Which lines contain the word "size"? Return each of them as written.

=-=-=

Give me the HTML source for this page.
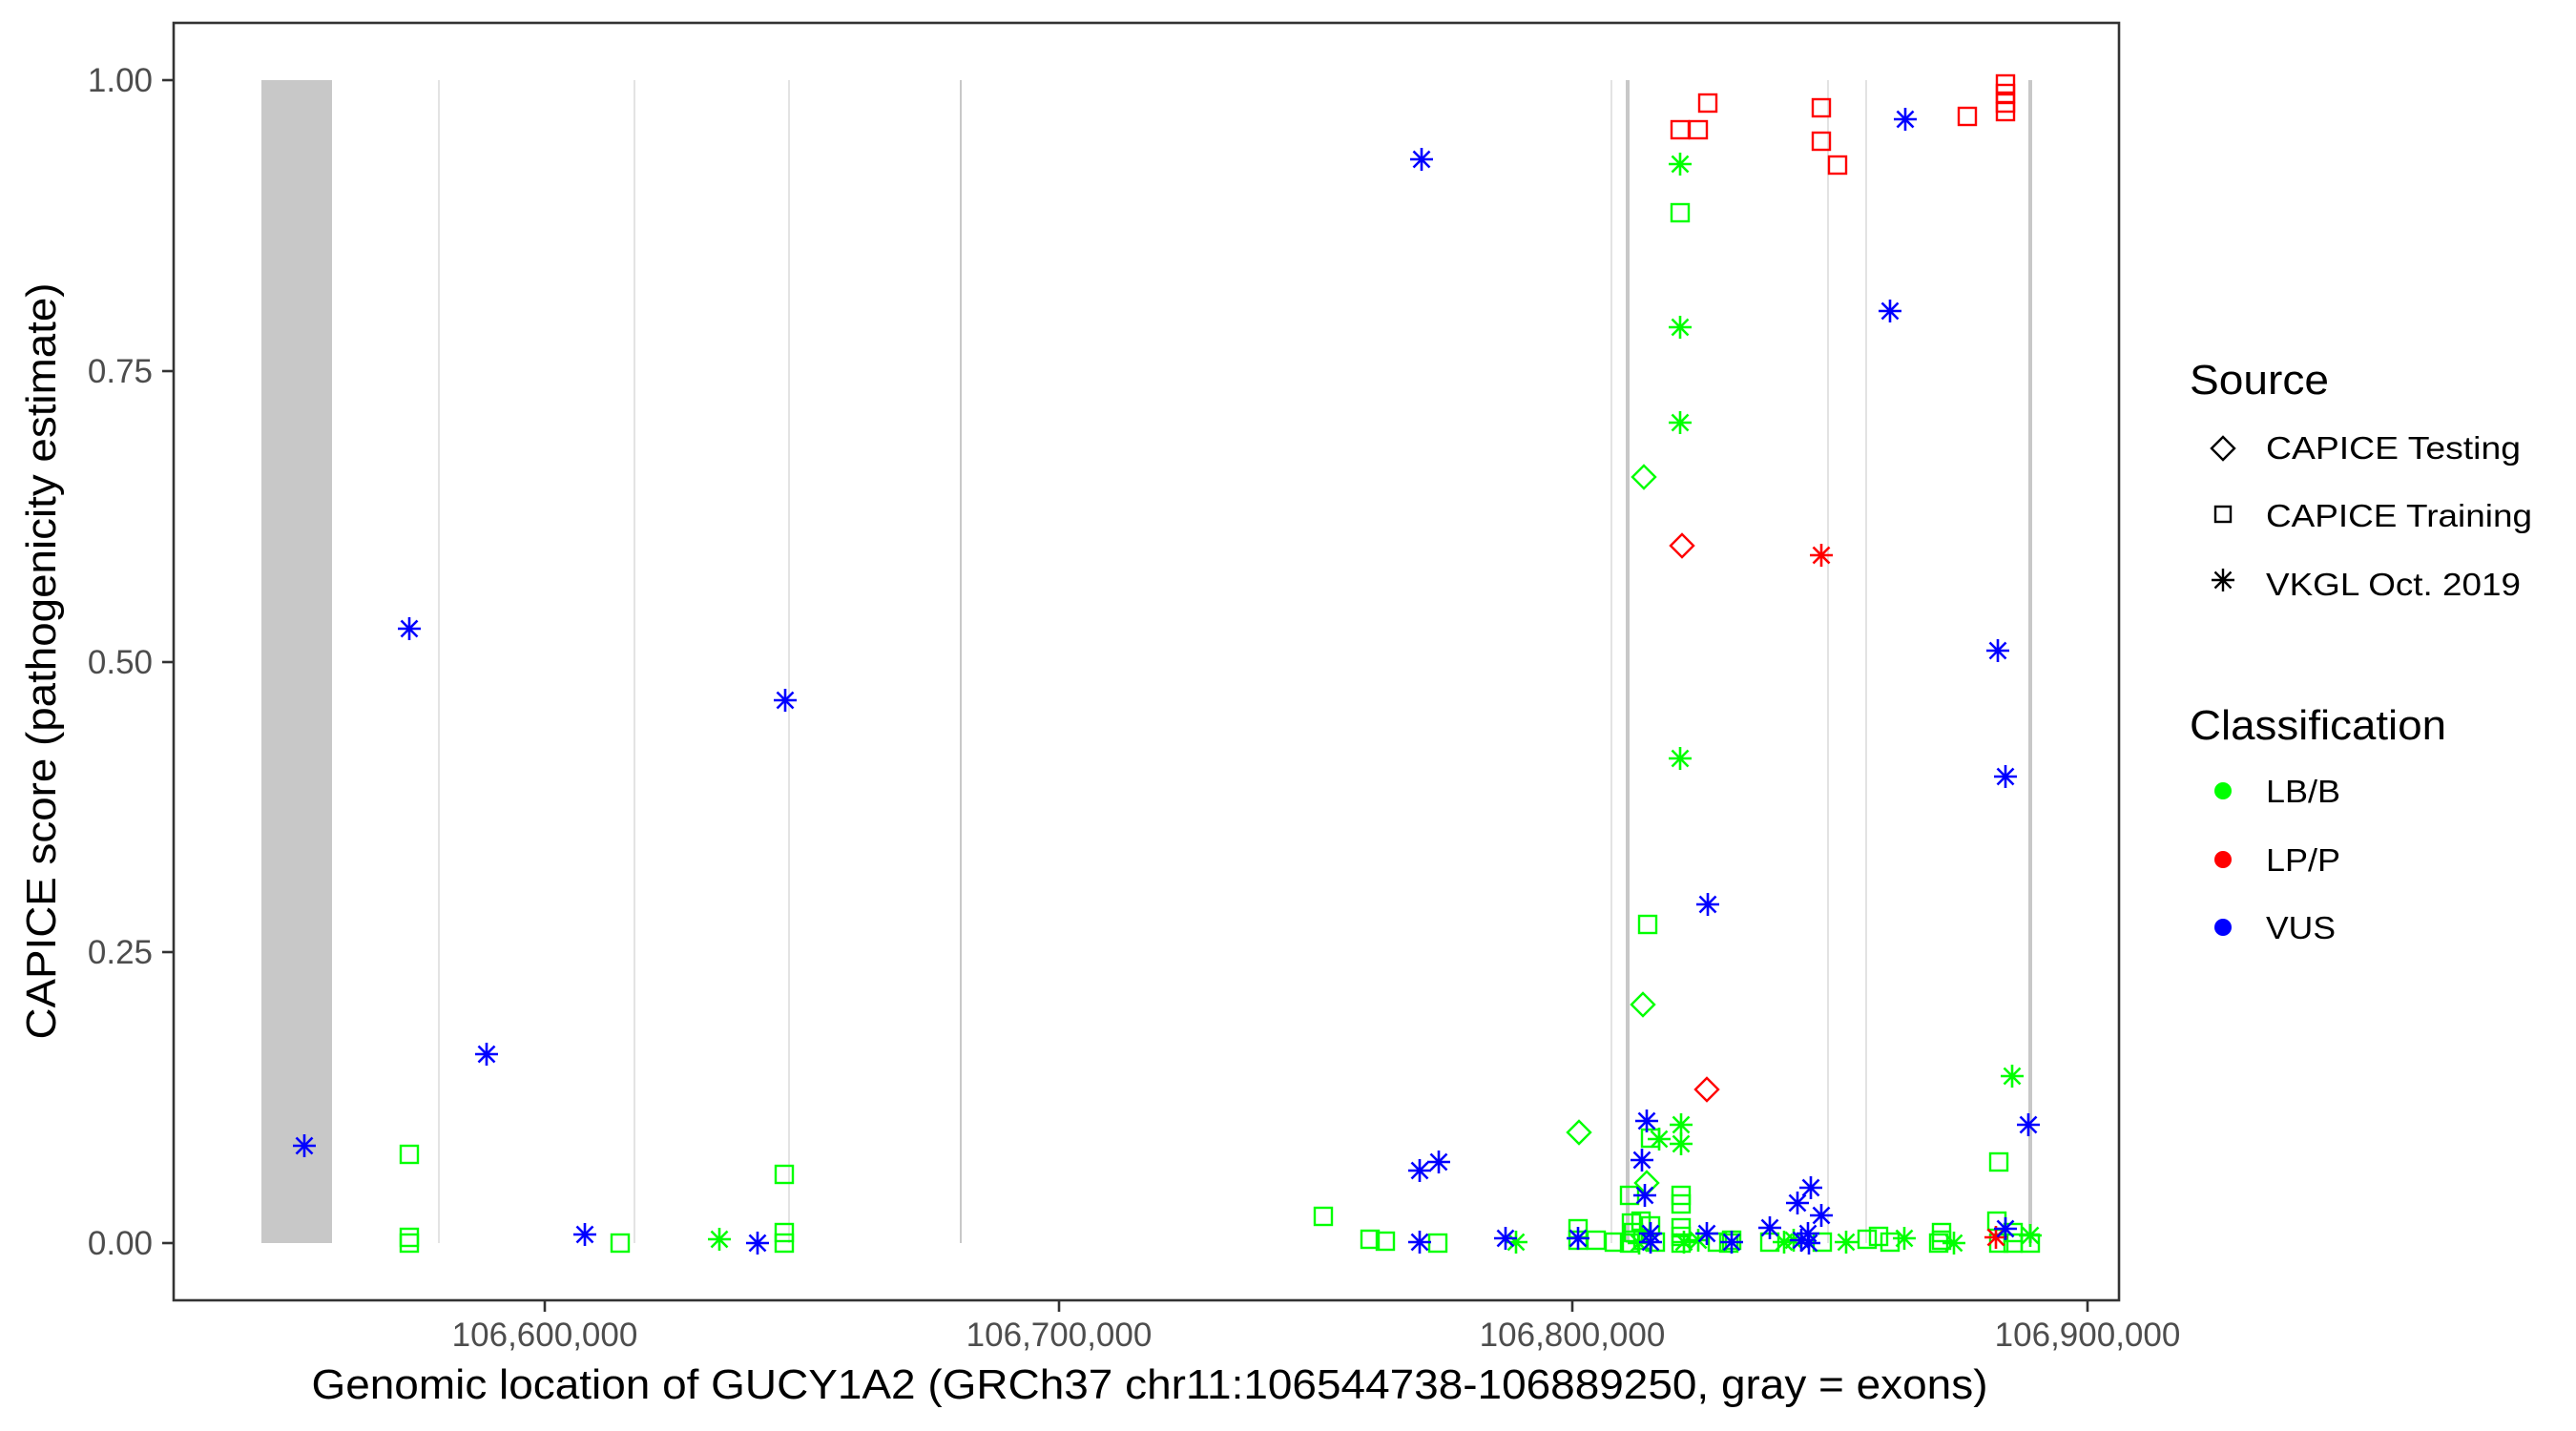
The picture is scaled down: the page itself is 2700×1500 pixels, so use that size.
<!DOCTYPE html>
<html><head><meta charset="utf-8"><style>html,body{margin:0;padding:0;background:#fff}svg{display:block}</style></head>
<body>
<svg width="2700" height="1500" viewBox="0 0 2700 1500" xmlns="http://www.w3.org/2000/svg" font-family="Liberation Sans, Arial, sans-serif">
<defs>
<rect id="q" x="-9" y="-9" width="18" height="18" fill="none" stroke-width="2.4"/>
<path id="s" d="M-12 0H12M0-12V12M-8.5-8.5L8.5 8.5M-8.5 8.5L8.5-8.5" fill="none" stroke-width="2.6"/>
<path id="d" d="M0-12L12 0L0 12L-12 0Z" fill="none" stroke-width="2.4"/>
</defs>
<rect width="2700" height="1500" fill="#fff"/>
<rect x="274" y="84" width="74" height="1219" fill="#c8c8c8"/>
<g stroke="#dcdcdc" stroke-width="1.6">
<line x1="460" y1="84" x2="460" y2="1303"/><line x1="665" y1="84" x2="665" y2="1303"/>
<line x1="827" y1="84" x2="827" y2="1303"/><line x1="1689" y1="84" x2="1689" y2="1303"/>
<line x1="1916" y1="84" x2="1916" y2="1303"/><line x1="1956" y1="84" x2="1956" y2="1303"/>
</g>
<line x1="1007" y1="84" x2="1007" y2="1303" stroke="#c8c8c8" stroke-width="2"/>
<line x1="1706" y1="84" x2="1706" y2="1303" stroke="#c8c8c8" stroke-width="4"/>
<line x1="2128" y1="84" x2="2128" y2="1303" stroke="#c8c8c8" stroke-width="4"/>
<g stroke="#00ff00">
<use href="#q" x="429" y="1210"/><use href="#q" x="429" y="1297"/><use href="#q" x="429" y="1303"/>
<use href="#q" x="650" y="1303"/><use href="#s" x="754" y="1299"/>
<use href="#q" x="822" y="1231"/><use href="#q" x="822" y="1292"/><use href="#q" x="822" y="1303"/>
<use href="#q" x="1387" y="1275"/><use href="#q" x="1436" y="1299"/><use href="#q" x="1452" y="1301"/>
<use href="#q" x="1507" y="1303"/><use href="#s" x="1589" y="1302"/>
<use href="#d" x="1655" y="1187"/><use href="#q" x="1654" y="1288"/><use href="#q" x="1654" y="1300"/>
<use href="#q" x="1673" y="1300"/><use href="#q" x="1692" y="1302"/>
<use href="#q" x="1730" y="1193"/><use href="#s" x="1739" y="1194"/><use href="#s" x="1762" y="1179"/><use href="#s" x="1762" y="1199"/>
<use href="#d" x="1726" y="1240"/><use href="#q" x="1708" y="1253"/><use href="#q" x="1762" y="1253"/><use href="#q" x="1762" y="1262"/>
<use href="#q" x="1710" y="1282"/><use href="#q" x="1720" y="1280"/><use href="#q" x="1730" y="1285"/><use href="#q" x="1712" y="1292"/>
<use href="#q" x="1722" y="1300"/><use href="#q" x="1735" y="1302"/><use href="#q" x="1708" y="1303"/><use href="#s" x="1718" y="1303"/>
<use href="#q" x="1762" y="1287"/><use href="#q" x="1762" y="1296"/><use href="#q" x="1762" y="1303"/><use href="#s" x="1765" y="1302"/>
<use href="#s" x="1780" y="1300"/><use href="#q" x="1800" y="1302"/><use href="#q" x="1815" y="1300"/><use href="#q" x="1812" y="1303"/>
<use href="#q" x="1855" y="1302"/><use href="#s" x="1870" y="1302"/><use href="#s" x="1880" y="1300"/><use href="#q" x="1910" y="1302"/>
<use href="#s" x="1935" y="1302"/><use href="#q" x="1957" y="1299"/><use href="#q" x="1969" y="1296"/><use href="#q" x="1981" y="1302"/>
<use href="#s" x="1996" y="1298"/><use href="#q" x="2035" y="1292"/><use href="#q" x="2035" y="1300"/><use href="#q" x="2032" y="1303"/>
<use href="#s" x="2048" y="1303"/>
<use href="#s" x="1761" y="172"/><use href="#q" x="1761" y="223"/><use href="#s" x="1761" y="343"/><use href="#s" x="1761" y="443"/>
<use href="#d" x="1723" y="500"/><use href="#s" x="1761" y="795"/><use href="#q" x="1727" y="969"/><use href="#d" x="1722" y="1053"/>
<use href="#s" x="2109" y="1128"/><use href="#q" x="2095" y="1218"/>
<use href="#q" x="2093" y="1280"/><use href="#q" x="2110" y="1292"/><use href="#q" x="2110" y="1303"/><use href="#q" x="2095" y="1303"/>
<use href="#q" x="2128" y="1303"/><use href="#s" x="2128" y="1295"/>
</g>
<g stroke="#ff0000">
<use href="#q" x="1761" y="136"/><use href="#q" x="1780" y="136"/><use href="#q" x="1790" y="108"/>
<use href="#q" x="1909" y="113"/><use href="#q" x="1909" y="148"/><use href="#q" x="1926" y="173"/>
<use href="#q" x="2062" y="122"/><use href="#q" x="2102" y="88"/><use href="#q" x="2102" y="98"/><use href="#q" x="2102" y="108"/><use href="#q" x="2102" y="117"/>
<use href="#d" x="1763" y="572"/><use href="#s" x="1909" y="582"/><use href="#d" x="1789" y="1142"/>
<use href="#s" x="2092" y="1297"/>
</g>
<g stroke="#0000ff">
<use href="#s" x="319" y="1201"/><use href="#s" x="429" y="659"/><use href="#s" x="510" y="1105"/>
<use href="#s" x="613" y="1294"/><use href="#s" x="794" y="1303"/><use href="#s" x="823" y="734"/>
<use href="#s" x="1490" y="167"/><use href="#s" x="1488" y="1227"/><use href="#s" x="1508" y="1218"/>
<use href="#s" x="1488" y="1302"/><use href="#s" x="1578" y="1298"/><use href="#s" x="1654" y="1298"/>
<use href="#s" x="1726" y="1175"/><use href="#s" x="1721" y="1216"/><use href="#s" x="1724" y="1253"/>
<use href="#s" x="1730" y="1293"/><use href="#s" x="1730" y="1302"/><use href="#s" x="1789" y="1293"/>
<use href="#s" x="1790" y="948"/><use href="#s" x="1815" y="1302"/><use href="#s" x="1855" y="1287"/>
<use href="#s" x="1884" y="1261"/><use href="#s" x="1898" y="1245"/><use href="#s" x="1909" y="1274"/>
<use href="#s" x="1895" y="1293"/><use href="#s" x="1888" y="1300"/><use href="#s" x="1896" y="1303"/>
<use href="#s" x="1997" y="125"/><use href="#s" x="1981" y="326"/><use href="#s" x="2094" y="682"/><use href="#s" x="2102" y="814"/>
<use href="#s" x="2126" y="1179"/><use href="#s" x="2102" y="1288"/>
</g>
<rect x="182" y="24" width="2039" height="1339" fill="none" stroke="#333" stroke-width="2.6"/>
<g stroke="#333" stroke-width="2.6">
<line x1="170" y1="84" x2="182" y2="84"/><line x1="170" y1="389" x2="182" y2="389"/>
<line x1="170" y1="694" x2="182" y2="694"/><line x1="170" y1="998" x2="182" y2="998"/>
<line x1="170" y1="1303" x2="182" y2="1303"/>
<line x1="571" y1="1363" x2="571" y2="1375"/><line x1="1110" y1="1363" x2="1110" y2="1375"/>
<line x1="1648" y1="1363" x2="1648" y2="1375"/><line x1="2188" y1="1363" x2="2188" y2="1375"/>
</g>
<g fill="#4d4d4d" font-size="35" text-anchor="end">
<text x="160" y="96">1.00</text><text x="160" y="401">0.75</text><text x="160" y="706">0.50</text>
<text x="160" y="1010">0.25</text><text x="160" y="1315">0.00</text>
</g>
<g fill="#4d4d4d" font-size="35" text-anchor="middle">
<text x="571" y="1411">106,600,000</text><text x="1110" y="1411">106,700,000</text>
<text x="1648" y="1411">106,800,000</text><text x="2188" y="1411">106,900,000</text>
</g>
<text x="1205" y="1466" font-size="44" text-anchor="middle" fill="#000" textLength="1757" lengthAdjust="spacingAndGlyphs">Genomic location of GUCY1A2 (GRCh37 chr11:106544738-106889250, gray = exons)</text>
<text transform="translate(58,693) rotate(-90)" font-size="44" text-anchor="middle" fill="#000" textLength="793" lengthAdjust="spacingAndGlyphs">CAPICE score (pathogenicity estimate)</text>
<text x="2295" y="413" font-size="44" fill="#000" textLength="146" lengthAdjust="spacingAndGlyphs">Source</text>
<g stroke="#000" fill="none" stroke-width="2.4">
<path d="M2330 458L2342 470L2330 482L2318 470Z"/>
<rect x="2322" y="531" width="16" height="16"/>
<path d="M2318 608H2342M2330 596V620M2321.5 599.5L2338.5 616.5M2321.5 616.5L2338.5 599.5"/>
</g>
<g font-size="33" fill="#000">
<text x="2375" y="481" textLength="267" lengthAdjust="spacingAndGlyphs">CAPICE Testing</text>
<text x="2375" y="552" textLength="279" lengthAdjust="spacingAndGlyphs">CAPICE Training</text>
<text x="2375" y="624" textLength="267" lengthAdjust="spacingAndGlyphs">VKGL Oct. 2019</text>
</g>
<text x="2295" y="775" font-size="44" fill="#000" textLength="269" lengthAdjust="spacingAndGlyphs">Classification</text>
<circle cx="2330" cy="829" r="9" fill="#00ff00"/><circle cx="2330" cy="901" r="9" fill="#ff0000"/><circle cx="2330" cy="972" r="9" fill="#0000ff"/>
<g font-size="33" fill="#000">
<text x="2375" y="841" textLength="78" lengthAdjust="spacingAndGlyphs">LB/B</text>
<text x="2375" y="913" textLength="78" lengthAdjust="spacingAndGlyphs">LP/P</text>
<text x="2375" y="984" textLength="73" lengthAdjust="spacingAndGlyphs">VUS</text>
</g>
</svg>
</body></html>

=-=-=

### [Response to the task]
The picture is scaled down: the page itself is 2700×1500 pixels, so use that size.
<g fill="#4d4d4d" font-size="35" text-anchor="end">
<g fill="#4d4d4d" font-size="35" text-anchor="middle">
<text x="1205" y="1466" font-size="44" text-anchor="middle" fill="#000" textLength="1757" lengthAdjust="spacingAndGlyphs">Genomic location of GUCY1A2 (GRCh37 chr11:106544738-106889250, gray = exons)</text>
<text transform="translate(58,693) rotate(-90)" font-size="44" text-anchor="middle" fill="#000" textLength="793" lengthAdjust="spacingAndGlyphs">CAPICE score (pathogenicity estimate)</text>
<text x="2295" y="413" font-size="44" fill="#000" textLength="146" lengthAdjust="spacingAndGlyphs">Source</text>
<g font-size="33" fill="#000">
<text x="2295" y="775" font-size="44" fill="#000" textLength="269" lengthAdjust="spacingAndGlyphs">Classification</text>
<g font-size="33" fill="#000">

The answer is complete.